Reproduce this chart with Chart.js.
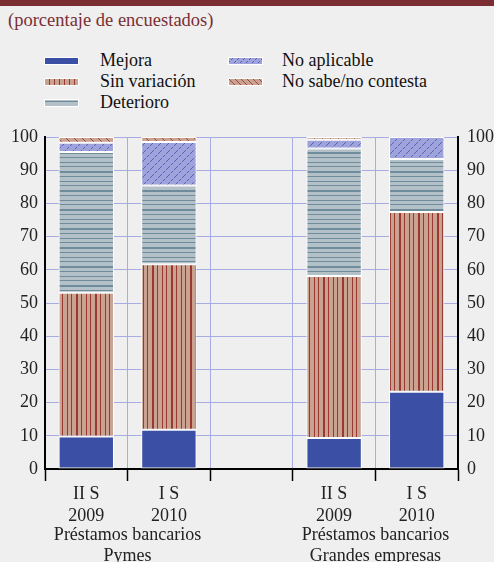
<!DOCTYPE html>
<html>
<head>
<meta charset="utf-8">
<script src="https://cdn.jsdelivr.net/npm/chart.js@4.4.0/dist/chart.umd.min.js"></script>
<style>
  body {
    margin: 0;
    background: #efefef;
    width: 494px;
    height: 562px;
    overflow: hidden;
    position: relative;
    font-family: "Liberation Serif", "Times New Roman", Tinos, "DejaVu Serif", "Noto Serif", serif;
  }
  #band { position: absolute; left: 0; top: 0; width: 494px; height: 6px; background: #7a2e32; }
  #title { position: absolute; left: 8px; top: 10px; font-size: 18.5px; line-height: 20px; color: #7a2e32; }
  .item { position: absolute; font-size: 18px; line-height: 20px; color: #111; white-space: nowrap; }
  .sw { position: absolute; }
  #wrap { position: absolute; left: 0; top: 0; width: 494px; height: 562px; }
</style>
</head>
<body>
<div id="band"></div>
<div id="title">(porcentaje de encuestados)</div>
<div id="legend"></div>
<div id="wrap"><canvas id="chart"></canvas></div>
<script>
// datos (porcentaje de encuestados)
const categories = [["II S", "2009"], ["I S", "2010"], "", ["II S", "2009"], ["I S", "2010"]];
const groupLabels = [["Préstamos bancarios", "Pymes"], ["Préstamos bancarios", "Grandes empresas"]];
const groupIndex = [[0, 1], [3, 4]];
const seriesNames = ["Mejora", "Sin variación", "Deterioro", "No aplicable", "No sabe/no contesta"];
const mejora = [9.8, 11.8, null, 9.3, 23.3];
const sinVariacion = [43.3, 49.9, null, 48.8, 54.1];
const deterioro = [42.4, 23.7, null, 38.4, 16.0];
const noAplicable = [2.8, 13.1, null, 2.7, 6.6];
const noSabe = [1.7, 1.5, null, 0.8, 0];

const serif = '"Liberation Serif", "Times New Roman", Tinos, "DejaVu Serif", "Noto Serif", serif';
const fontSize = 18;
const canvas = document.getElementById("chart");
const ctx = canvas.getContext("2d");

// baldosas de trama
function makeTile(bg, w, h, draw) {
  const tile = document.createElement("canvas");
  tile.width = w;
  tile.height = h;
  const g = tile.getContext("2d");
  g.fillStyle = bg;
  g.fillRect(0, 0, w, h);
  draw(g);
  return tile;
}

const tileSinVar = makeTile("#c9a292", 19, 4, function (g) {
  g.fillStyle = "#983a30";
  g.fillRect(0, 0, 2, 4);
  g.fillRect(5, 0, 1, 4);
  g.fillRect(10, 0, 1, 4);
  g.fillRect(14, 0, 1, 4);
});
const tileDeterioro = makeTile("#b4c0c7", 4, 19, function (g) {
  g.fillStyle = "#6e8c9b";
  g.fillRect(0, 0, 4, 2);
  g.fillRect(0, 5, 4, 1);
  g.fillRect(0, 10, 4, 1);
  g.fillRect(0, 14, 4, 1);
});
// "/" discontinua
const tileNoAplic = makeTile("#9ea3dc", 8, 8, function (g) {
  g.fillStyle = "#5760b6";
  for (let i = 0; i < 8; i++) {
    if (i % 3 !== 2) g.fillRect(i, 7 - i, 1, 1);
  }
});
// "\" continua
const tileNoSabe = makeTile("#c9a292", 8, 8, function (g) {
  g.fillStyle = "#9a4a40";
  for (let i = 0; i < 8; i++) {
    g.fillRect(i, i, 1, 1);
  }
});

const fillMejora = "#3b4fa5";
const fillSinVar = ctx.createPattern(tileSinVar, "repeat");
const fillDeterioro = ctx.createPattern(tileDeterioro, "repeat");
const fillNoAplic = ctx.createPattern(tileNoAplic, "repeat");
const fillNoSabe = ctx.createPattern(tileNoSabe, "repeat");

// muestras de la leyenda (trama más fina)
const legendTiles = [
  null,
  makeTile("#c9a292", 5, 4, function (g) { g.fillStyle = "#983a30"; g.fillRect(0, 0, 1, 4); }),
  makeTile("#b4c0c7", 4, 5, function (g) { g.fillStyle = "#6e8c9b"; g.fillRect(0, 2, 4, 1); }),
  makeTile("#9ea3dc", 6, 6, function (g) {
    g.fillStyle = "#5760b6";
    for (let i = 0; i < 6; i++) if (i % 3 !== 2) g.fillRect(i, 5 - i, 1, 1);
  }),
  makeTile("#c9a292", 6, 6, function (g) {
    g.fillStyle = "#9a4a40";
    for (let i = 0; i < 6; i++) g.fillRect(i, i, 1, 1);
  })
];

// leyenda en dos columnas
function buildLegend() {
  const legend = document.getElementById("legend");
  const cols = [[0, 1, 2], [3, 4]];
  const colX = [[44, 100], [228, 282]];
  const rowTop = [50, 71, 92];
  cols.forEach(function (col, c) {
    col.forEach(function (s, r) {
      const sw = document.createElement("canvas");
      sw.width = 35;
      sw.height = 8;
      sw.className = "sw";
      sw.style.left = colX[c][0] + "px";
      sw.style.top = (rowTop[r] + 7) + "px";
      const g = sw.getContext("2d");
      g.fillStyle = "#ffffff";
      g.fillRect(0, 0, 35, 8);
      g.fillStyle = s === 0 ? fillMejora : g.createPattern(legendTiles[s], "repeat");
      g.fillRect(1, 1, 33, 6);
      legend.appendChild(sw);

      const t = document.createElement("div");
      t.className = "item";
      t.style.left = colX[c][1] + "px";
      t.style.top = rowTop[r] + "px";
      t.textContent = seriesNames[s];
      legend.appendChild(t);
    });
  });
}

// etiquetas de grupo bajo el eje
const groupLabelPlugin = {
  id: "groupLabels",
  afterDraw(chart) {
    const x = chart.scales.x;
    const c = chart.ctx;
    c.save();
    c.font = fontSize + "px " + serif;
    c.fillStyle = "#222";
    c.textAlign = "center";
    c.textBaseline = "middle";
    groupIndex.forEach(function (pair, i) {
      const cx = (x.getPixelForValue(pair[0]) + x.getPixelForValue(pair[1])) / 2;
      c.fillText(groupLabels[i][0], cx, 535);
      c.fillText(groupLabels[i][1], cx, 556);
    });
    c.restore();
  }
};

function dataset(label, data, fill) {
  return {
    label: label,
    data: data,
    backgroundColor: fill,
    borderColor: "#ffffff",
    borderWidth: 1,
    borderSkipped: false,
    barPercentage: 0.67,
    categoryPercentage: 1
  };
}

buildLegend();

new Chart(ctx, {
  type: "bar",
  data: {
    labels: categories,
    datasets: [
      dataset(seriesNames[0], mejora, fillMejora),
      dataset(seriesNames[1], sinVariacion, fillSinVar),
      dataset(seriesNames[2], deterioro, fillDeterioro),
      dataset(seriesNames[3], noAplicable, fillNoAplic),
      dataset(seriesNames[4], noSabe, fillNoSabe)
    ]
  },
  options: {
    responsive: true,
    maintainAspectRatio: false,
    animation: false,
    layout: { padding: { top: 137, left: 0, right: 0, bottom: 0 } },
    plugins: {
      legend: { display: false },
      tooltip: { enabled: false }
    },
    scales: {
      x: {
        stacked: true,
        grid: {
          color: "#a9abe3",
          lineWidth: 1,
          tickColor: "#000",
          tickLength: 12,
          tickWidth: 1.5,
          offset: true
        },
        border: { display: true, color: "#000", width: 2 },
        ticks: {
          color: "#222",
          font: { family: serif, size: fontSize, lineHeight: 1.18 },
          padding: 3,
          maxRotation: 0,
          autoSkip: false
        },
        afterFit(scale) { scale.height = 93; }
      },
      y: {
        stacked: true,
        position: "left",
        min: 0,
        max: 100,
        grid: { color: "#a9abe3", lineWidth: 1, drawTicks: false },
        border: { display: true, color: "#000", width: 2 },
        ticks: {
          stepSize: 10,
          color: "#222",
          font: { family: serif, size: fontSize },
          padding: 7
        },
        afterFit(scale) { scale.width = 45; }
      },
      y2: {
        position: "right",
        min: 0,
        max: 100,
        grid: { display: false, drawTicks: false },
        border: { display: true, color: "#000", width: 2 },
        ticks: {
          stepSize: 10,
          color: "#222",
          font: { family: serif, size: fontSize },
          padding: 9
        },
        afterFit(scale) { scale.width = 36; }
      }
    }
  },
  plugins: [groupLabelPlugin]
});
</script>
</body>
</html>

...

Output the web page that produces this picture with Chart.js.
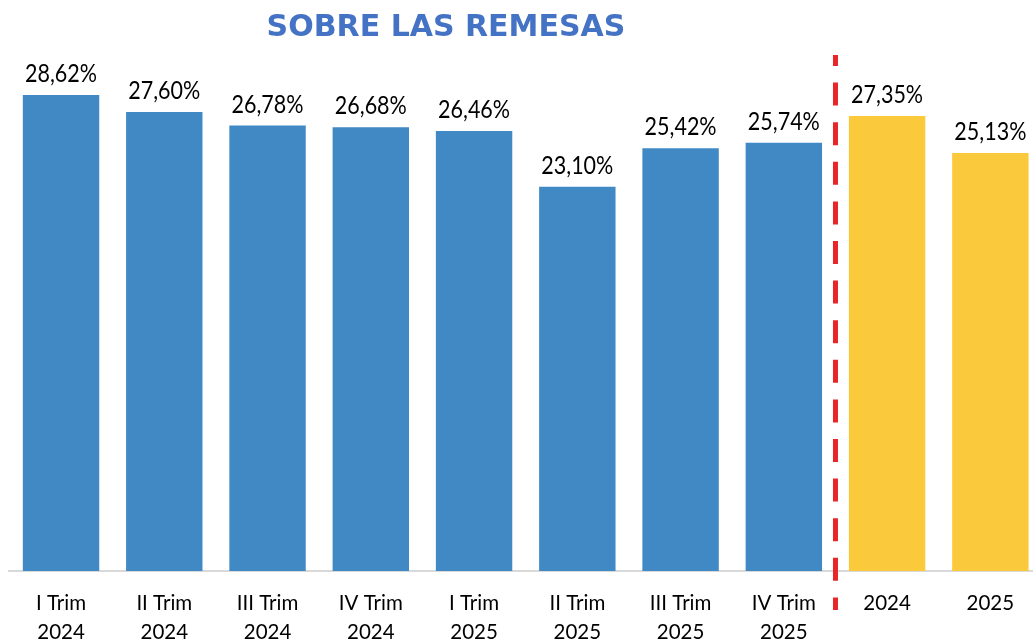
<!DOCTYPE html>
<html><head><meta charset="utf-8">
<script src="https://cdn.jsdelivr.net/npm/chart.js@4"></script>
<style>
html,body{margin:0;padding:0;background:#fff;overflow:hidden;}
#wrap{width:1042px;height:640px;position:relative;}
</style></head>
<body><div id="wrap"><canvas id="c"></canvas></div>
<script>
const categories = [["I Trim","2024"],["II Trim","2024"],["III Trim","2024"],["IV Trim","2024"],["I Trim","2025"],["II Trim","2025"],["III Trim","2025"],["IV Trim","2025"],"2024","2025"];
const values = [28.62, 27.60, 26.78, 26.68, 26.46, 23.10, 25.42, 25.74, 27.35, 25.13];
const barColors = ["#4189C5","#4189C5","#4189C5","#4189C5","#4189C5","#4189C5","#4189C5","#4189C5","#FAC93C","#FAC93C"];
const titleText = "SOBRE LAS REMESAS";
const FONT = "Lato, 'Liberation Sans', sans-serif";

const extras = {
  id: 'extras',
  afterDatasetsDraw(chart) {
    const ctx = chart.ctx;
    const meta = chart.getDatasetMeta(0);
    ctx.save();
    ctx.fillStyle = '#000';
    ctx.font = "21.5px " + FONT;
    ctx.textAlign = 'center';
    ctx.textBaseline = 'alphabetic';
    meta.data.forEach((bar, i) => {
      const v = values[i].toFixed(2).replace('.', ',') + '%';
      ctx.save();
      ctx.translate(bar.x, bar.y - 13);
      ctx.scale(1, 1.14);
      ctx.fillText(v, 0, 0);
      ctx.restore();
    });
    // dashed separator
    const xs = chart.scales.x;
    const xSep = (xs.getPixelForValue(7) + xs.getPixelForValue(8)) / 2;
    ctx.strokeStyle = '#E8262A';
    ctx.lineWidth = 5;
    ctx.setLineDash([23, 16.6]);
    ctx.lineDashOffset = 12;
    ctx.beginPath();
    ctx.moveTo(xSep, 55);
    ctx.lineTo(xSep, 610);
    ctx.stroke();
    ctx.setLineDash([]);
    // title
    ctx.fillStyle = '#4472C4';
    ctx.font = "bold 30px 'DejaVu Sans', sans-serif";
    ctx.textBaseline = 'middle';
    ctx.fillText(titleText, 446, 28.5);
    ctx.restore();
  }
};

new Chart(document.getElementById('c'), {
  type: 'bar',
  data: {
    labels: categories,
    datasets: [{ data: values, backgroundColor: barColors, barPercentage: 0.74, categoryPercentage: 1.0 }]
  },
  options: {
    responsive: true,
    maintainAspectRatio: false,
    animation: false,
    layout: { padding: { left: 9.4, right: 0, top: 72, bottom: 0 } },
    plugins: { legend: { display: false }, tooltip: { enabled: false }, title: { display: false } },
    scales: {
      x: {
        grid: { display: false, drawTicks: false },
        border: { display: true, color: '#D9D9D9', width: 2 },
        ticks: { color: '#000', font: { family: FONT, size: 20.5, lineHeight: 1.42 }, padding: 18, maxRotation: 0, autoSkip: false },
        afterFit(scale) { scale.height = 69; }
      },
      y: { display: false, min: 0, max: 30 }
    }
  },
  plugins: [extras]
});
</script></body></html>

==

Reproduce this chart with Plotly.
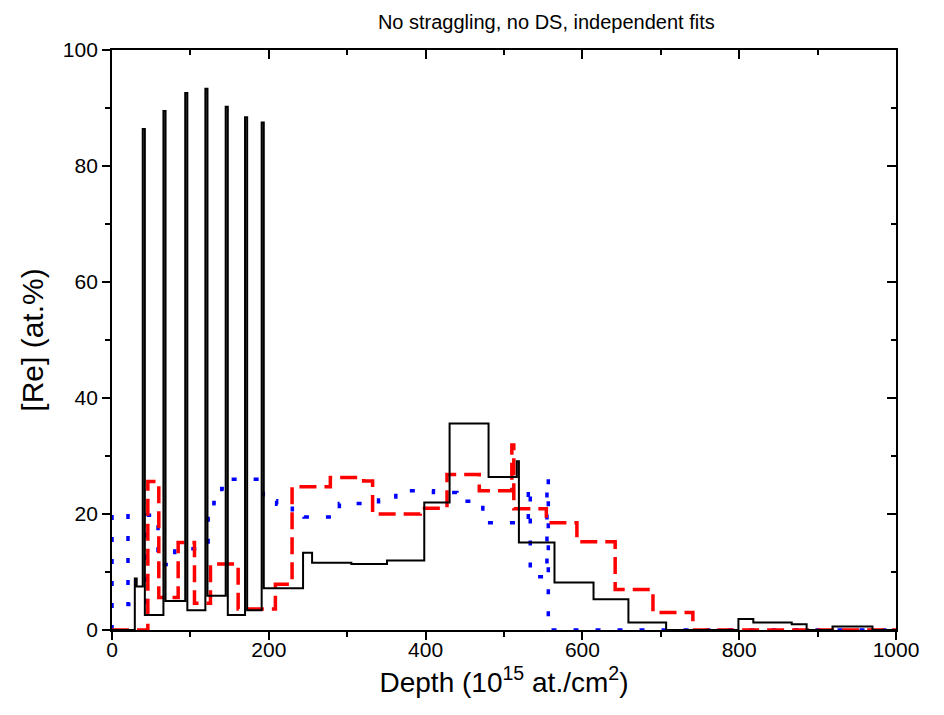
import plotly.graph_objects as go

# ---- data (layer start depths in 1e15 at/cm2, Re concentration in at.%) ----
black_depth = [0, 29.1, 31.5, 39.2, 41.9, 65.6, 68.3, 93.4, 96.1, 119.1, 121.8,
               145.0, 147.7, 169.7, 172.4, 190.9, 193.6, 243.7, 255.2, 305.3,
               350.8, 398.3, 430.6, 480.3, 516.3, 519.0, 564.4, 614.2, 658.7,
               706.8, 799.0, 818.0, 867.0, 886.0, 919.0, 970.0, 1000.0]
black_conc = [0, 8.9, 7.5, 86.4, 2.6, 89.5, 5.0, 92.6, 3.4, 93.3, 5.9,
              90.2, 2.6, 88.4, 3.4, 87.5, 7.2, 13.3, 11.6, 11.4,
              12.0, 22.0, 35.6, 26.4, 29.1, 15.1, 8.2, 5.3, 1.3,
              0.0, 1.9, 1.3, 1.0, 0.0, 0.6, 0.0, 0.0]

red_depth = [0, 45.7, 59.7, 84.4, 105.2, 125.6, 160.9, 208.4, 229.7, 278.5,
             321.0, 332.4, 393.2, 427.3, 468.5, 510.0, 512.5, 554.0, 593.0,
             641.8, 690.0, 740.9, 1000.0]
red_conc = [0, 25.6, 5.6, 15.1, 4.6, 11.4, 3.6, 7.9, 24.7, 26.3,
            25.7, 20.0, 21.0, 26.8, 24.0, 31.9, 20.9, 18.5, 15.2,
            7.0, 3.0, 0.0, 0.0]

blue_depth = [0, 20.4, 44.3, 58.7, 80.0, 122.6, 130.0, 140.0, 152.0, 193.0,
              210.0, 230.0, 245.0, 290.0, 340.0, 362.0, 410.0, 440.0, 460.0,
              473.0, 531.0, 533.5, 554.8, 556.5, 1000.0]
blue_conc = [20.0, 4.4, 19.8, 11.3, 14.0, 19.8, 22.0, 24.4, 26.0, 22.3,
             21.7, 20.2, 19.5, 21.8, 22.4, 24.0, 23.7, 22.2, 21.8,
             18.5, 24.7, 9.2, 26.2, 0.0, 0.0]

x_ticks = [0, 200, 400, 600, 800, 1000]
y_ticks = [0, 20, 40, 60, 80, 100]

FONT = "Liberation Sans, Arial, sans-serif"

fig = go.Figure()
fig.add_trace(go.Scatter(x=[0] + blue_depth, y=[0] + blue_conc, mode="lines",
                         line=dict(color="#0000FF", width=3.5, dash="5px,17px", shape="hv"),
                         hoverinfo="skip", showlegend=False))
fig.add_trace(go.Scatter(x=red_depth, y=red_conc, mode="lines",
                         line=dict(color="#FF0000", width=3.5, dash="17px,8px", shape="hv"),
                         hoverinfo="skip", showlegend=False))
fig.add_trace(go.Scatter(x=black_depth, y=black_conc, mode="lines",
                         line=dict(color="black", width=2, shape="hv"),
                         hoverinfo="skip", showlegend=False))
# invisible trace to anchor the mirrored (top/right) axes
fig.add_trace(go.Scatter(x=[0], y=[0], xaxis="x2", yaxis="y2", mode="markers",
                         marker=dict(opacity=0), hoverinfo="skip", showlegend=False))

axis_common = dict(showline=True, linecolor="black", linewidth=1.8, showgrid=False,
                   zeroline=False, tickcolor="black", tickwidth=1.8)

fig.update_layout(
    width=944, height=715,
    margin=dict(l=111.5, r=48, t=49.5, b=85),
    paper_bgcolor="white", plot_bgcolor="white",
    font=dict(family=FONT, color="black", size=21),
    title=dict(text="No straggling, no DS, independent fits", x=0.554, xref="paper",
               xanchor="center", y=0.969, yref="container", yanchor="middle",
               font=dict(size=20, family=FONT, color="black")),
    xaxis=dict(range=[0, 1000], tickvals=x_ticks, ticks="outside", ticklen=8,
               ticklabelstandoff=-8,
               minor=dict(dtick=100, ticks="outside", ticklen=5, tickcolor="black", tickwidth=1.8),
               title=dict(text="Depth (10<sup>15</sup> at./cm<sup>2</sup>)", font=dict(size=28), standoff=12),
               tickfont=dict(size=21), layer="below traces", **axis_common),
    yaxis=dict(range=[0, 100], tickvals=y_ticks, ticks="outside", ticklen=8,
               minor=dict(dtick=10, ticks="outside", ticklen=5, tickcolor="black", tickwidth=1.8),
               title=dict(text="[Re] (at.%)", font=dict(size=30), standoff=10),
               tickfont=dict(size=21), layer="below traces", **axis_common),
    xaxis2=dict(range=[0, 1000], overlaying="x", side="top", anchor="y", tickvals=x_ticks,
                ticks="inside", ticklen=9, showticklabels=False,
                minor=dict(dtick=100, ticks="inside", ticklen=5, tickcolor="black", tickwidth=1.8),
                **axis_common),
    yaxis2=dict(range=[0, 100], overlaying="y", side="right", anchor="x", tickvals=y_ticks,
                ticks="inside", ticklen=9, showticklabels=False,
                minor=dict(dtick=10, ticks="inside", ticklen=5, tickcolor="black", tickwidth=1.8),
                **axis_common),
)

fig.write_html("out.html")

## [Task directions]
Make an exact copy of the lines from the one containing "Reproduce this chart with Plotly." to the one containing "import plotly.graph_objects as go", keeping both and leaving out every picture.

## [Result of this task]
Reproduce this chart with Plotly.
import plotly.graph_objects as go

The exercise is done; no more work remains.